Whereas the first option has already been implemented, with the endorsement of judicial analysis, the second poses numerous interpretative issues that will require judicial clarification. I am going to discuss these interpretative issues in this article.

First of all, what AP ten regulates in paragraph two is an option open to collective bargaining on an exceptional basis. "Exceptionally" (says the provision, with the interpretative consequences that this must have), the employment contract may be terminated at the ordinary retirement age, in the event of underrepresentation of female employment in the economic activity or activities (defined by the codes for the National Classification of Economic Activities, NCEA) included in the functional scope of the agreement (female employment rate below 20%). Secondly, there is some confusion about the NCEA to be taken into account to decide whether there is female underrepresentation that opens up this exceptional option. Whereas it starts off speaking about the employment rate "in any of the economic activities relating to the functional scope of the agreement", it later speaks about "each of the related NCEAs" (included in the scope of the applicable agreement), and lastly the provision refers to the NCEA "to which the person affected by the application of this clause belongs".

It appears that the female employment rate of each of the activities included in the functional scope of the agreement triggers, at first, if it is below 20%, the option for the agreement to include a term on this exceptional type of termination of contract. And, after this term has been included, when applying it, it will be necessary to take into account, exclusively, the NCEA to which the employee whose contract is intended to be terminated belongs.

Furthermore, the employment rate is not measured at the company but in the economic activity it carries out. Therefore, it could happen, paradoxically, that a company with a high rate of female employment can apply this exceptional option if in the scope of its economic activity this rate is below 20%.

It is the social security authority that must provide the employment rate for these purposes and must do so by reference to the date of the constitution of the negotiating committee. Therefore, it appears that the agreement can only include terms on the exceptional termination option allowed in AP ten, paragraph 2, of the WS, if on the date of constitution of its negotiating committee the female employment rate for the relevant NCEA is below 20%.

However, this seems to refer to terms on the ability to impose termination of the contract under the collective agreement, not to its implementation, because the AP requires the female employment rate for the NCEA to which the employee whose contract is to be terminated belongs to be measured again, "on the effective date of the termination decision".

There is, therefore, a double requirement:

  • That the female employment rate in the activity, or activities, included in the functional scope of the agreement (defined by the NCEA) must be below 20% at the time of the constitution of its negotiating committee.
  • That the female employment rate for the NCEA to which the employee whose contract is to be terminated belongs, must also be below 20% on the effective date of the termination decision.

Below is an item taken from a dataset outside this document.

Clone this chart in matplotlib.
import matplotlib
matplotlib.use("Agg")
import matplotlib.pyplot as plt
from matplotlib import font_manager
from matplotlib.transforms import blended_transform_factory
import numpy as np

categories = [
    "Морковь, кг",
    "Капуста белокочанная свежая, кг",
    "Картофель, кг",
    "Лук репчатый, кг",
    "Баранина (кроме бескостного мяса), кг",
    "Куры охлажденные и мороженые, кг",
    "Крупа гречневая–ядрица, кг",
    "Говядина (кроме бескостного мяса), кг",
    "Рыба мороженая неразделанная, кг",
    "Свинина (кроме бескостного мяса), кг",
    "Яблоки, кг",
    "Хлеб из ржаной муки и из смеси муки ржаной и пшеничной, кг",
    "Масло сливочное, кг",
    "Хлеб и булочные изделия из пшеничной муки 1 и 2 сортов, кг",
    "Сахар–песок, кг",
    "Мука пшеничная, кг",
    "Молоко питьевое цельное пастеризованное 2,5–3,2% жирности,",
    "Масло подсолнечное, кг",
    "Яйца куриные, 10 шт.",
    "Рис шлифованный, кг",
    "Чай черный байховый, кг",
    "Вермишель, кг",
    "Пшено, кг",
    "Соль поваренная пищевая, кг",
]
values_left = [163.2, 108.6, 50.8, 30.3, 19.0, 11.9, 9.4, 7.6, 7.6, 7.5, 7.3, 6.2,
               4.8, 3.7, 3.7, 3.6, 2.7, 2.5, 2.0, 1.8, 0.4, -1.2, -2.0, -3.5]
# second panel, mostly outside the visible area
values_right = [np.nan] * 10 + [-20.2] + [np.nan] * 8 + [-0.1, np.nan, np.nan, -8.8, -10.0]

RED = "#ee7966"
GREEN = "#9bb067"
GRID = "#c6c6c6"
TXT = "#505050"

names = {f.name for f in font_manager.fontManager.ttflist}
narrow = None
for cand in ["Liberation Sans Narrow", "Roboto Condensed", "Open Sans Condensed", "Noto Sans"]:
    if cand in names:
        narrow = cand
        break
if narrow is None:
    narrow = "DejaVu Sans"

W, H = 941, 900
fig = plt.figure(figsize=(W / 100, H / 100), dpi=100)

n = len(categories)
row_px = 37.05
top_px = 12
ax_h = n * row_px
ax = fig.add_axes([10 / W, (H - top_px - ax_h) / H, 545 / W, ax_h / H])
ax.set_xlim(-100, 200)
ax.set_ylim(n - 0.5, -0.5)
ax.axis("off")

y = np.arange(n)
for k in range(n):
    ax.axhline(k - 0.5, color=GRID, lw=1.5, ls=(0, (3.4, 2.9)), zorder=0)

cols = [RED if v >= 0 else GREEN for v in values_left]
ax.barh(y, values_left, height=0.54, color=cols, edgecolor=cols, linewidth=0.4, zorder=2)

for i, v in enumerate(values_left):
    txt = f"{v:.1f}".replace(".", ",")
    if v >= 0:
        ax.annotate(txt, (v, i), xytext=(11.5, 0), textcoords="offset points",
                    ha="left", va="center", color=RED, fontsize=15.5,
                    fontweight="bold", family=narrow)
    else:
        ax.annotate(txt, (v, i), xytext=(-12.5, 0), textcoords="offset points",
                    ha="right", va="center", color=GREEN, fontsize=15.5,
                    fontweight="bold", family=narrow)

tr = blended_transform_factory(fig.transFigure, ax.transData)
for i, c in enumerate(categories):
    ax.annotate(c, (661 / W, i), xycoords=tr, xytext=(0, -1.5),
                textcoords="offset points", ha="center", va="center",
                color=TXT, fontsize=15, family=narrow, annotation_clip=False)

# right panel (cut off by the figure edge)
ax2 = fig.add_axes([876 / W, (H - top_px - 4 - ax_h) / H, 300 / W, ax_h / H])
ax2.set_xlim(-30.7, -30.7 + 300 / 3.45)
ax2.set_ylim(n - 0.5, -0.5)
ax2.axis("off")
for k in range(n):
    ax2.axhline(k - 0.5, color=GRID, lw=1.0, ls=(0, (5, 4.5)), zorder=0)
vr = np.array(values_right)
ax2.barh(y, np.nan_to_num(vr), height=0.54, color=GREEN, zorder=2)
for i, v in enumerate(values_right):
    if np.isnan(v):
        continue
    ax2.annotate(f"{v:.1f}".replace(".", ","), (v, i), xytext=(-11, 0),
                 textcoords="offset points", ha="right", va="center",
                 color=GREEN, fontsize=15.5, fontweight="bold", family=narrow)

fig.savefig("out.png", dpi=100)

The provision is certainly confusing. A female employment rate below 20%, which must exist at the time of the constitution of the negotiating committee for the collective agreement, allows it to implement the provision in AP 10.2 of the WS, but does not cover any terminations that may subsequently occur as a result of its implementation. For these terminations, it is necessary to provide evidence that, at the time of each termination, the percentage of female employment for the NCEA to which the affected employee belongs is also below 20%.

This requires the social security authority to provide the female employment rate at two points. And at companies with a large workforce, where numerous contractual terminations may occur under this provision, management difficulties may arise, and continual requests will have to be made for information on the female employment rate.

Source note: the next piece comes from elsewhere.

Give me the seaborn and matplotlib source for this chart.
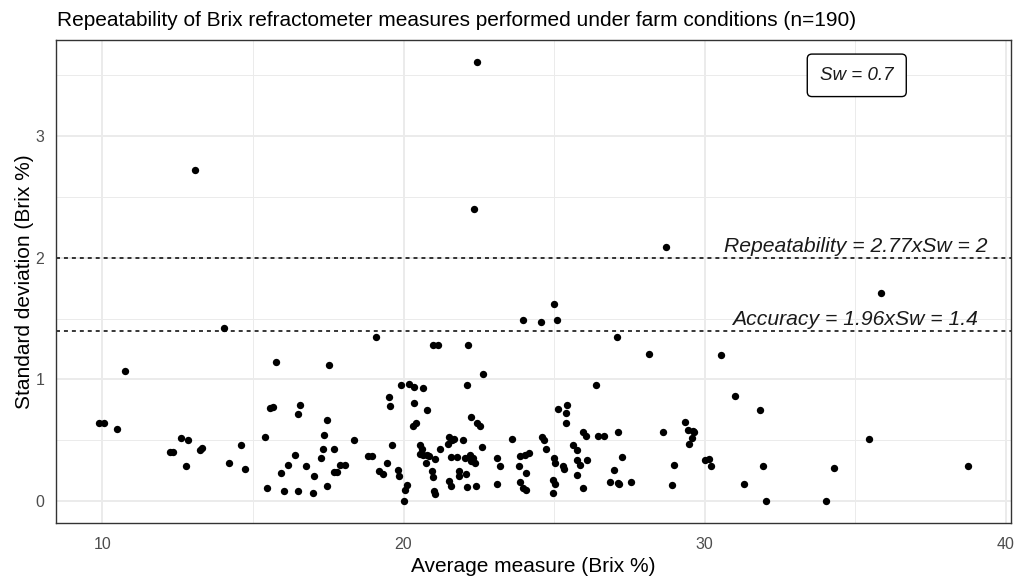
import numpy as np
import pandas as pd
import matplotlib
matplotlib.use("Agg")
import matplotlib.pyplot as plt
import seaborn as sns

# Average measure (Brix %)
avg_measure = [
    22.45, 13.08, 22.33, 28.71, 35.87, 25.0, 23.98, 24.55, 25.08, 14.03, 19.09, 27.1,
    20.99, 21.13, 22.15, 28.16, 30.54,
    10.74, 9.90, 10.04, 10.50, 12.25, 12.35, 12.62, 12.84, 12.78, 13.32, 13.25, 14.2,
    14.59, 14.73,
    15.78, 17.54, 15.58, 15.65, 16.56, 16.5, 17.45, 17.36, 15.4, 17.31, 17.69, 17.26,
    16.41, 16.17, 15.93, 16.75, 17.02, 15.45, 16.03, 16.5, 16.98, 17.45, 17.68, 17.79,
    17.88, 18.04, 18.35, 18.83, 18.96, 19.5, 19.55, 19.6, 19.45, 19.2, 19.32, 19.83,
    19.86, 20.1, 20.04, 20.01, 19.93, 20.18, 20.35, 20.35, 20.33, 20.42,
    20.64, 20.78, 22.64, 22.12, 22.25, 22.45, 22.53, 20.56, 20.6, 20.53,
    20.64, 20.77, 20.86, 21.03, 20.74, 20.93, 20.97, 21.0, 21.05, 21.22,
    21.46, 21.5, 21.61, 21.66, 21.96, 21.58, 21.78, 22.05, 22.2, 22.3,
    22.25, 22.36, 22.59, 21.83, 21.85, 22.08, 21.5, 21.59, 22.12, 22.41,
    23.11, 23.2, 23.11, 23.6, 23.86, 24.02, 24.15, 23.82, 24.06, 23.87,
    23.95, 24.06, 24.61, 24.65, 24.72, 25.01, 25.03, 25.3, 25.34, 24.97,
    25.03, 24.97, 25.14, 25.42, 25.4, 25.4, 25.64, 25.77, 25.77, 25.77,
    26.4, 31.0, 25.96, 26.07, 26.45, 26.65, 27.12, 26.08, 25.85, 25.97, 27.26, 26.98,
    26.87, 27.11, 27.15, 27.55, 28.63, 28.97, 28.93, 29.36, 29.44, 29.6, 29.65, 29.58,
    29.49, 30.02, 30.13, 30.22,
    31.83, 31.93, 31.3, 32.02, 34.3, 34.02, 35.45, 38.73,
]

# Standard deviation (Brix %)
std_dev = [
    3.61, 2.72, 2.40, 2.09, 1.71, 1.62, 1.49, 1.47, 1.49, 1.42, 1.35, 1.35,
    1.28, 1.28, 1.28, 1.21, 1.20,
    1.066, 0.642, 0.642, 0.595, 0.406, 0.406, 0.519, 0.50, 0.286, 0.437, 0.42, 0.31,
    0.464, 0.264,
    1.14, 1.115, 0.765, 0.77, 0.787, 0.713, 0.667, 0.546, 0.524, 0.428, 0.428, 0.357,
    0.382, 0.30, 0.228, 0.286, 0.204, 0.111, 0.086, 0.086, 0.064, 0.122, 0.24, 0.24,
    0.30, 0.30, 0.50, 0.371, 0.371, 0.855, 0.78, 0.464, 0.31, 0.25, 0.226, 0.253,
    0.204, 0.13, 0.09, 0.0, 0.95, 0.96, 0.934, 0.81, 0.62, 0.64,
    0.926, 0.749, 1.044, 0.95, 0.691, 0.642, 0.62, 0.464, 0.428, 0.387,
    0.38, 0.38, 0.37, 0.346, 0.31, 0.245, 0.199, 0.08, 0.055, 0.43,
    0.47, 0.527, 0.505, 0.513, 0.505, 0.36, 0.36, 0.355, 0.38, 0.355,
    0.327, 0.313, 0.445, 0.245, 0.204, 0.226, 0.163, 0.127, 0.113, 0.122,
    0.351, 0.286, 0.144, 0.513, 0.368, 0.376, 0.396, 0.286, 0.231, 0.154,
    0.108, 0.094, 0.527, 0.5, 0.43, 0.35, 0.313, 0.286, 0.264, 0.177,
    0.144, 0.067, 0.76, 0.787, 0.724, 0.642, 0.464, 0.423, 0.341, 0.218,
    0.95, 0.866, 0.565, 0.532, 0.532, 0.532, 0.57, 0.335, 0.297, 0.11, 0.36, 0.253,
    0.158, 0.15, 0.144, 0.158, 0.57, 0.30, 0.133, 0.653, 0.581, 0.573, 0.57, 0.519,
    0.472, 0.335, 0.346, 0.286,
    0.749, 0.286, 0.144, 0.0, 0.275, 0.0, 0.513, 0.286,
]

sw = 0.7
repeatability = 2.0
accuracy = 1.4
x_ticks = [10, 20, 30, 40]
y_ticks = [0, 1, 2, 3]

title = "Repeatability of Brix refractometer measures performed under farm conditions (n=190)"
x_label = "Average measure (Brix %)"
y_label = "Standard deviation (Brix %)"

df = pd.DataFrame({"avg": avg_measure, "sd": std_dev})

sns.set_style("white")
plt.rcParams["font.family"] = ["Liberation Sans", "DejaVu Sans"]

fig = plt.figure(figsize=(10.19, 5.79), dpi=100)
ax = fig.add_axes([56 / 1019, 1 - 523 / 579, (1011 - 56) / 1019, (523 - 40) / 579])

sns.scatterplot(data=df, x="avg", y="sd", ax=ax, color="black", s=28,
                linewidth=0, zorder=3, legend=False)

xr = max(avg_measure) - min(avg_measure)
yr = max(std_dev) - min(std_dev)
ax.set_xlim(min(avg_measure) - 0.05 * xr, max(avg_measure) + 0.05 * xr)
ax.set_ylim(min(std_dev) - 0.05 * yr, max(std_dev) + 0.05 * yr)

ax.set_xticks(x_ticks)
ax.set_yticks(y_ticks)
ax.set_xticks([15, 25, 35], minor=True)
ax.set_yticks([0.5, 1.5, 2.5, 3.5], minor=True)
ax.grid(which="major", color="#ebebeb", linewidth=1.4, zorder=0)
ax.grid(which="minor", color="#ebebeb", linewidth=0.7, zorder=0)
ax.set_axisbelow(True)
ax.tick_params(which="minor", length=0)
ax.tick_params(which="major", length=3.5, width=0.8, color="#333333",
               labelcolor="#4d4d4d", labelsize=11.5)
ax.tick_params(axis="x", which="major", pad=6.5)
ax.tick_params(axis="y", which="major", pad=5)
for sp in ax.spines.values():
    sp.set_color("#333333")
    sp.set_linewidth(1.0)
    sp.set_visible(True)

ax.axhline(repeatability, color="black", linestyle=(0, (2.6, 2.6)), linewidth=1.1, zorder=2)
ax.axhline(accuracy, color="black", linestyle=(0, (2.6, 2.6)), linewidth=1.1, zorder=2)

ax.text(35, repeatability + 0.045, "Repeatability = 2.77xSw = 2", ha="center", va="baseline",
        fontsize=15.2, style="italic", color="#1a1a1a", zorder=4)
ax.text(35, accuracy + 0.045, "Accuracy = 1.96xSw = 1.4", ha="center", va="baseline",
        fontsize=15.2, style="italic", color="#1a1a1a", zorder=4)
ax.text(35.05, 3.5, f"Sw = {sw}", ha="center", va="center", fontsize=13.5, style="italic",
        color="#1a1a1a", zorder=5,
        bbox=dict(boxstyle="round,pad=0.68,rounding_size=0.25", fc="white", ec="black", lw=1.0))

ax.set_xlabel(x_label, fontsize=15, color="black", labelpad=3.5)
ax.set_ylabel(y_label, fontsize=15, color="black", labelpad=1)
fig.text(57 / 1019, 1 - 26 / 579, title, fontsize=15, ha="left", va="baseline", color="black")

fig.savefig("out.png", dpi=100, facecolor="white")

Finally, the requirement of simultaneity in the hiring of female employees (section c) of AP 10.2) also raises interpretative issues. Do the termination and the hiring have to take place in the same transaction? This does not appear to make much sense, considering that recruitment procedures can be highly complex, especially at large companies. This appears to be a requirement that should be interpreted flexibly, and a recruitment and hiring process can be carried out before and with a view to termination of the contract; or that process can be opened immediately after termination, in order to fill the job concerned as soon as possible. However, it should not be forgotten that the exceptionality specified by law may lead the courts to a restrictive interpretation of this way of terminating contracts.

It is therefore highly advisable for collective bargaining to address this simultaneity issue and to lay down reasonable guidelines in this regard, which in all cases will have to be validated by the courts. What will indeed have to be made clear is which contract occurs for each termination. And one last remark: this provision should justify the announcement of jobs reserved for women when such positions are intended to "replace" employees whose contracts are going to be terminated under the collective agreement clause that allows under AP 10.2 of the WS.